Late last year, I noticed a posting on the swissinfo page by a Richard Simpson who was looking for his late wife’s great grandfather, Antone Russi. Antone had lived in El Dorado County, California, and had partnered with the Forni family in the dairy business. Family lore said Antone was born in Airolo in November 1845. That certainly made sense, since Forni a well known name from Airolo. Perhaps, Russi and Forni came to California together and bought a dairy.
At the time I wondered if this Richard Simpson was an old friend of mine, Dick Simpson, who worked for many years in California government. And I ran into Dick at function a few weeks later, and sure enough it was. So I promised to help search for Antone.
The first thing I did was run the Russi name through some Ticino-Swiss name books I have, but it did not show up. In fact, all the data indicated that this name came from Canton Uri above the San Gottardo Pass, not from Airolo, below the Pass. So I ordered the microfilm for the parish of Airolo that is available here in America through the Family History Centers of the Mormon Church. Perhaps the family had moved to Airolo. But the parish records showed no Russi family. The telephone directory for Ticino did show a few people around Bellinzona with the Russi name, and so I asked my good friend and fellow Ticino researcher, Dr. Mauro Baranzini, to contact them, and see if any of them knew of an Antone Russi born about 1845.
Mauro got back to me that the Russi families living in Ticino today came originally from Canton Uri, mostly around Andermatt, but no one knew of any Antone born in 1845. Mauro also went to the cantonal archive and looked for the family, but again nothing.
So I knew I had to look in Canton Uri, but here came a problem. I am an American, and like most Americans I get along in one language, English. I can do research on Latin church records and Italian civil records, but records in Canton Uri will be in German. But I found out that the records for Canton Uri include a very detailed “Stammbuch” listing the genealogy of the cantonal families since the 1600s, and that I could obtain a copy of these records on microfilm through the Mormon Church.
And so last week the records showed up, sure enough in German, and even worse, handwritten in the old German script. Although I do not know six words in German, I found that the records were quite clear. The dates were easy to read, each family has a unique number; each child has a unique letter of the alphabet, and there is easy to follow cross referencing. The families are listed in order of marriages, that again made the “Stammbuch” easy to follow. I looked for a marriage around 1844 and sure enough, there he was: “Jos. Anton Russi,” born 21 November 1845 to Karl Anton Russi and Karolina Christen, in Andermatt. Further research made it clear this was the right person.

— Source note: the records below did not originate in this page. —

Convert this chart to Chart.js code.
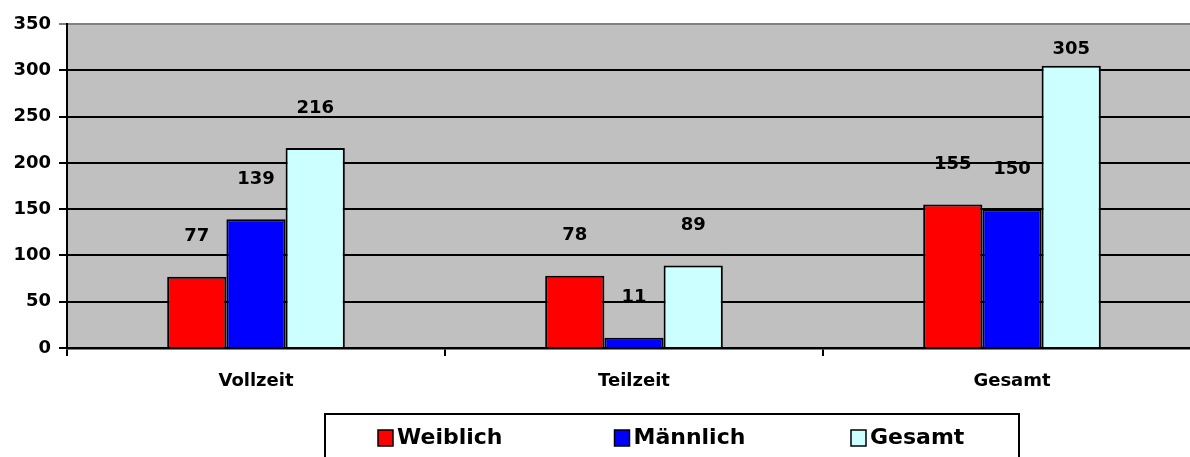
<!DOCTYPE html>
<html>
<head>
<meta charset="utf-8">
<script src="https://cdn.jsdelivr.net/npm/chart.js@4.4.1/dist/chart.umd.min.js"></script>
<style>
  html, body { margin: 0; padding: 0; background: #ffffff; overflow: hidden; }
  #wrap { position: relative; width: 1202px; height: 457px; }
</style>
</head>
<body>
<div id="wrap"><canvas id="c"></canvas></div>
<script>
// ---- data ----
const categories = ['Vollzeit', 'Teilzeit', 'Gesamt'];
const weiblich = [77, 78, 155];
const maennlich = [139, 11, 150];
const gesamt = [216, 89, 305];
const seriesNames = ['Weiblich', 'Männlich', 'Gesamt'];
const yTicks = [0, 50, 100, 150, 200, 250, 300, 350];

const FONT = "'DejaVu Sans', 'Liberation Sans', Arial, sans-serif";

const bgPlugin = {
  id: 'bg',
  beforeDraw(chart) {
    const ctx = chart.ctx;
    const a = chart.chartArea;
    ctx.save();
    ctx.fillStyle = '#C0C0C0';
    ctx.fillRect(a.left, a.top, a.right - a.left, a.bottom - a.top);
    ctx.restore();
  }
};

const labelPlugin = {
  id: 'valueLabels',
  afterDatasetsDraw(chart) {
    const ctx = chart.ctx;
    const a = chart.chartArea;
    ctx.save();
    ctx.font = 'bold 18px ' + FONT;
    ctx.fillStyle = '#000000';
    ctx.textAlign = 'center';
    ctx.textBaseline = 'middle';
    chart.data.datasets.forEach((ds, di) => {
      const meta = chart.getDatasetMeta(di);
      meta.data.forEach((bar, i) => {
        const y = Math.max(bar.y - 40, a.top + 25);
        ctx.fillText(String(ds.data[i]), bar.x, y);
      });
    });
    ctx.restore();
  }
};

const legendPlugin = {
  id: 'boxLegend',
  afterDraw(chart) {
    const ctx = chart.ctx;
    ctx.save();
    const boxLeft = 325, boxTop = 414, boxW = 694, boxH = 60;
    ctx.strokeStyle = '#000000';
    ctx.lineWidth = 2;
    ctx.strokeRect(boxLeft, boxTop, boxW, boxH);
    ctx.font = 'bold 22px ' + FONT;
    ctx.textBaseline = 'middle';
    ctx.textAlign = 'left';
    chart.data.datasets.forEach((ds, i) => {
      const x = boxLeft + 53 + i * 236.5;
      const y = 438;
      ctx.fillStyle = ds.backgroundColor;
      ctx.fillRect(x, y - 8, 15, 16);
      ctx.lineWidth = 1.5;
      ctx.strokeStyle = '#000000';
      ctx.strokeRect(x, y - 8, 15, 16);
      ctx.fillStyle = '#000000';
      ctx.fillText(ds.label, x + 19, y);
    });
    ctx.restore();
  }
};

Chart.defaults.font.family = FONT;
Chart.defaults.font.weight = 'bold';
Chart.defaults.color = '#000000';

new Chart(document.getElementById('c'), {
  type: 'bar',
  data: {
    labels: categories,
    datasets: [
      { label: seriesNames[0], data: weiblich, backgroundColor: '#FF0000', borderColor: '#000000', borderWidth: 2 },
      { label: seriesNames[1], data: maennlich, backgroundColor: '#0000FF', borderColor: '#000000', borderWidth: 2 },
      { label: seriesNames[2], data: gesamt, backgroundColor: '#CCFFFF', borderColor: '#000000', borderWidth: 2 }
    ]
  },
  options: {
    responsive: true,
    maintainAspectRatio: false,
    animation: false,
    layout: { padding: { top: 24, right: 1, bottom: 60, left: 0 } },
    datasets: { bar: { categoryPercentage: 0.47, barPercentage: 1.0 } },
    plugins: {
      legend: { display: false },
      tooltip: { enabled: false }
    },
    scales: {
      x: {
        grid: {
          display: true,
          drawOnChartArea: false,
          drawTicks: true,
          tickLength: 8,
          color: '#000000',
          lineWidth: 2,
          offset: true
        },
        border: { display: true, color: '#000000', width: 2.5 },
        ticks: { font: { size: 18, weight: 'bold' }, color: '#000000', padding: 15 },
        afterFit(scale) { scale.height = 49; }
      },
      y: {
        min: 0,
        max: 350,
        afterBuildTicks(scale) { scale.ticks = yTicks.map(v => ({ value: v })); },
        grid: {
          color: ctx => (ctx.tick && ctx.tick.value === 350 ? '#808080' : '#000000'),
          lineWidth: 2,
          tickLength: 8,
          drawTicks: true
        },
        border: { display: true, color: '#000000', width: 2 },
        ticks: { font: { size: 18, weight: 'bold' }, color: '#000000', padding: 8 },
        afterFit(scale) { scale.width = 67; }
      }
    }
  },
  plugins: [bgPlugin, labelPlugin, legendPlugin]
});
</script>
</body>
</html>
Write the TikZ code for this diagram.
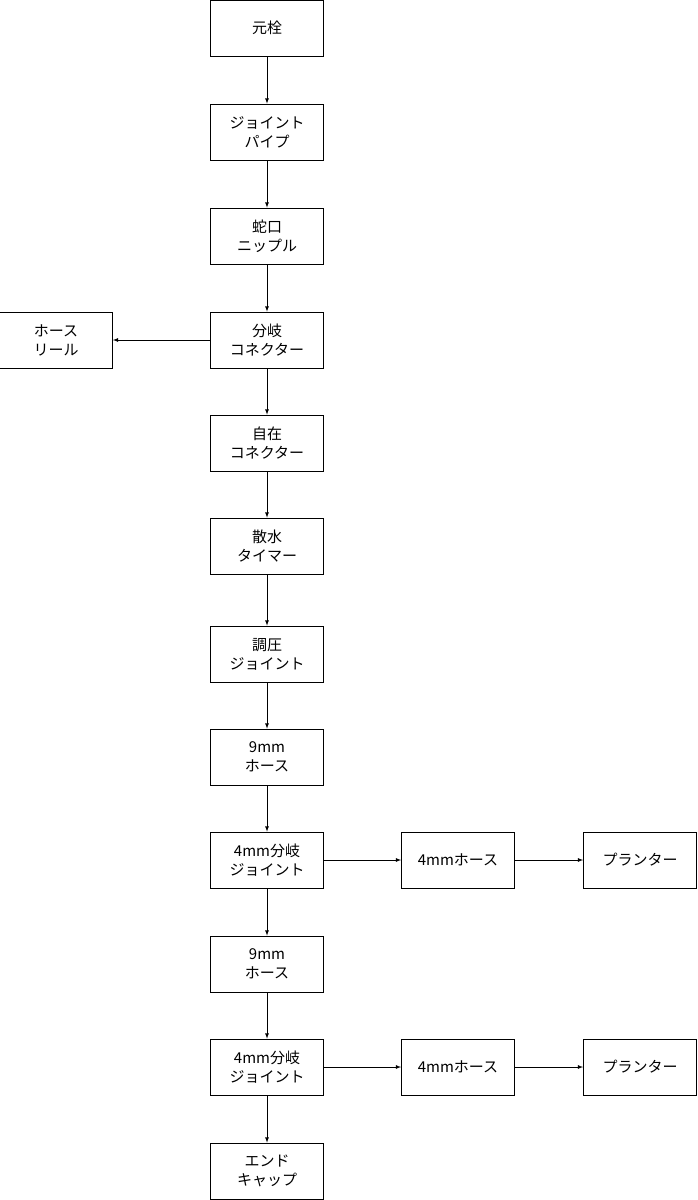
\documentclass[tikz,border=0pt]{standalone}
\usepackage{fontspec}
\setmainfont{Noto Sans CJK JP}
\begin{document}
\begin{tikzpicture}[x=1pt,y=-1pt,
 box/.style={draw,line width=0.8pt,minimum width=113pt,minimum height=56pt,align=center,font=\fontsize{15}{19}\selectfont,inner sep=0pt},
 arr/.style={-latex,line width=0.8pt}]
\useasboundingbox (0,0) rectangle (697,1200);
\def\cx{267}
\node[box] (a) at (\cx,28) {元栓};
\node[box] (b) at (\cx,132) {ジョイント\\パイプ};
\node[box] (c) at (\cx,236) {蛇口\\ニップル};
\node[box] (d) at (\cx,340) {分岐\\コネクター};
\node[box] (r) at (56,340) {ホース\\リール};
\node[box] (e) at (\cx,443) {自在\\コネクター};
\node[box] (f) at (\cx,546) {散水\\タイマー};
\node[box] (g) at (\cx,654) {調圧\\ジョイント};
\node[box] (h) at (\cx,757) {9mm\\ホース};
\node[box] (i) at (\cx,860) {4mm分岐\\ジョイント};
\node[box] (i1) at (458,860) {4mmホース};
\node[box] (i2) at (640,860) {プランター};
\node[box] (j) at (\cx,964) {9mm\\ホース};
\node[box] (k) at (\cx,1067) {4mm分岐\\ジョイント};
\node[box] (k1) at (458,1067) {4mmホース};
\node[box] (k2) at (640,1067) {プランター};
\node[box] (l) at (\cx,1171) {エンド\\キャップ};
\foreach \p/\q in {a/b,b/c,c/d,d/e,e/f,f/g,g/h,h/i,i/j,j/k,k/l,d/r,i/i1,i1/i2,k/k1,k1/k2}
 \draw[arr] (\p) -- (\q);
\end{tikzpicture}
\end{document}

It seems that Antone came first to New York and then to California. He became friends with the Forni family and since they were both Swiss, it was just assumed they were from the same place. But in fact, they were a dozen miles, a mountain range and a canton apart.
Dick Simpson was quite surprised to learn Antone was German Swiss, not Italian Swiss. But I am sure it made little difference to Antone; he was a hard working Swiss dairyman in California. As to where he came from, well, that was a matter that could wait for another century to be found out.